During the post-WWII period, my parents were set up on a blind date by his aunt Mary and her aunt Rose. Today I want to write about a discovery I made while looking into original documents for my great aunt Mary.
All these years, I've believed the Social Security app info about Mary's birth date, knowing that Mary herself would have self-reported the info when she registered for Social Security back in July of 1963 (see transcribed record above). In fact I planned to write about Mary's 128th birthday for today's blog post.
Then I decided to look for Mary's original birth record, using the FREE New York City Municipal Archives Historical Vital Records site. I had the birth cert number from Ancestry, plugged it in with the year and the borough, and you can see what I saw right here. Or look at the cert below.
Without a doubt this is great aunt Mary's birth cert. Her surname spelled creatively (Maller, not Mahler) but her father was indeed Meyer (here, Mayer) although the mother's name is mangled (maiden name was Jacobs not Jacobson, first name was Tillie, not Mary). The home address is absolutely correct, the number of children born to the mother tallies.

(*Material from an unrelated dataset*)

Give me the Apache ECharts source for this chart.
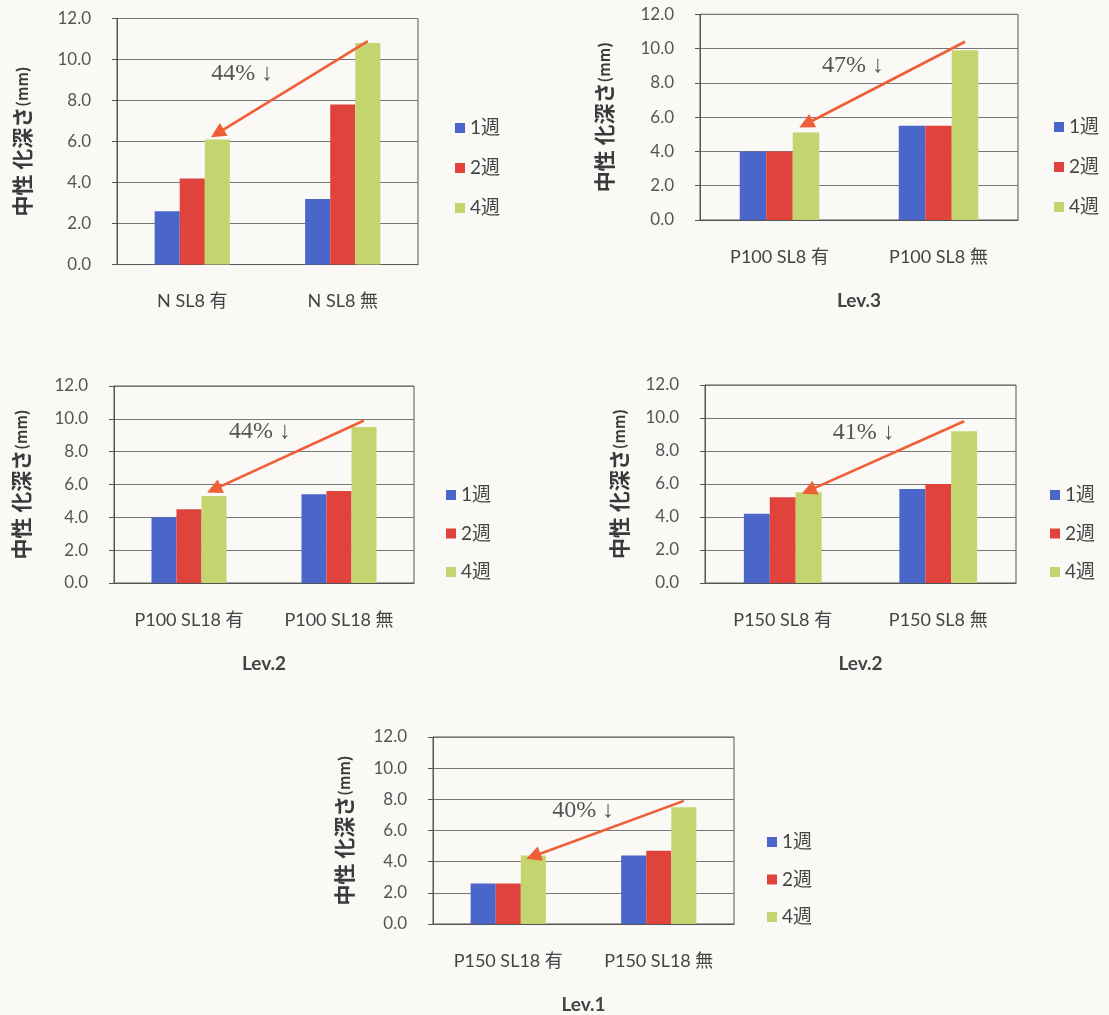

Now I know I should have celebrated Mary's 128th birthday on July 11th, not July 23d. The lesson is to check the original document created as close to the actual event as possible. Interestingly, the Social Security Death Index shows Mary's birth date as July 11, 1896, in conflict with what Mary self-reported on her Social Security application. In the end, the original birth cert (not a transcription, not an extract) is the most solid and reliable evidence of a birth date.